I read this article Compounding Knowledge from Farnam Street and enjoyed it. The article talks about lifetime learning and figuring out what to learn. There is a ton of information out there and it is not all correct or tested. How do you pick what to read and learn? Tons of smart people have different answers, some only read books published at least 10 years ago, others read no news. Can we apply a similar principle to help us keep up in technology?
In the fast moving programming world Hacker News has new frameworks and technology daily, but can we can find knowledge and patterns with longer half lifes. Technology is infamous for being fast moving and constantly changing but as things change, a lot does not. Skills and technologies you can learn that will be compounding knowledge:
- Debugging programs and systems
- Editing and reading text.
- Managing text
- Managing, storing and accessing data
Do you write perfect code the first time? Do you only use other code that is perfect? Probably not. For most of us, things will go wrong. How we handle when things do not work is a transferrable skill that will not stop being useful.

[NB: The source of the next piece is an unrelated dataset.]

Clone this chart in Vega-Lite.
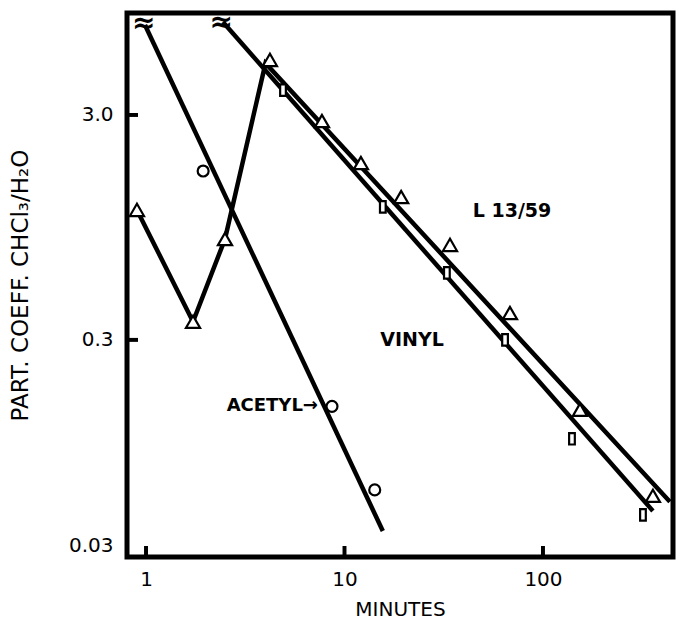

Learning to break down what is happening, validating assumptions, and inspecting components that are not how you expected are the basics of debugging. Of course there are multitudes of debugging tools that can help and pieces to learn about but these come with time and experience. To start on the debugging path you just need to print output from your program.
Pages could and have been written on debugging but one other thing to learn is to not be afraid to jump into code you use. Sometimes your code will be correct but a library, language or even operating system will be effecting your code.
These debugging skills can probably even help you outside of computers!
The year is 2019, text is so 1970’s, when you need to program you hop into VR and … open up a text editor.
Yeah, when you need to program you open up a text editor, that same tool that’s been around for decades. Emacs and Vi were both initally released 43 years ago. People still use these tools today! Of course since then we have gotten a lot more editors and IDE’s but in 43 years we have still rely on reading and editing text.
Editor wars have flamed on for decades and the fires will burn for decades more. People love to tie their programming identities and credentials to being able to use a particular editor, it really does not matter which though, pick a text editor and get good at using it. Using a text editor well will not stop being useful anytime soon.
As a programmer we are not just editing text; we need to view, search, track changes, build a mental map of how things work, etc. To help you do this there are a tools that will pay dividends long term, pick some and practice using them.
What was this function doing when it worked? What did it use to do? These are important questions that will help you if you know the answer to. If you use version control for your source code you should be able to find that out. Knowing how to use and track changes like this is useful almost daily.
Once you are working in an established code base or on a team with other members there will be code that you have not seen before or that you have not read in a while. You are going to need to figure out what is going on in the code. If you learn to search and jump around with your editor or the command line you can jump into new projects and languages easier.
If you want to learn how to use the command line for managing text here are
useful tools start: moving files (
mv), removing files (
rm), searching for
grep), end of a file (
tail), and word or line count (
wc). There are
a bunch more but if you start here you can dig in and learn more.
Once code is written it starts to rot. Not literally but your brain will decide to forget details on exactly why you wrote what you did and the programming library, API or language you use will update and your code will no longer work correctly. Sometimes the code works great but it needs to change because your requirements changed.
How do we know what still works and what changed or broke? If you move a bunch of code around does it still work? Of course you will manually run it and check that it compiles or looks right but how do you know? You don’t. Verifying code is important and comes from having automated testing.
Knowing how, what, when and where to test code is a really important skill that translates well across all programming and I would qualify as compounding knowledge. Writing testing this will also help guide design decisions and help your code last longer so you can solve new problems, not old ones.
Managing, Storing and Accessing Data
Databases and data storage are a huge component of nearly every software project. Understanding what your project needs for data storage and then implementing it correctly is an important task. If you use the wrong tool or the right tool in the wrong way your project can be technically awesome still a failure.
Databases can get complex; understanding the access patterns you need, the tradeoffs between database types, using caches correctly, and more will come with experience. To get started though a good place to start is to pick up a skill that is still being used 45 years after it appeared: SQL.
SQL is a programming language for defining, accessing and processing data from databases. It is used today by almost every technology company in some aspect and the fundamentals generalize well to other databases and technologies.
Improving your ability to learn is going to continue to help no matter what happens next in your career or in programming. Technology is constantly changing but if you continue to focus on improving your ability to learn while adding some knowledge that sticks for the next round you will have success.
You do not have to learn every new technology or framework, instead focus on the problems you want to solve and try to learn what the tools are doing to solve those problems. Learn the problem’s details and what you need is useful and will save you a lot of time and can enable super powers of getting stuff done.
Identifying what you do not know, understanding how to learn that and then discerning what you need and do not is a valuable learning skill will come back over and over again.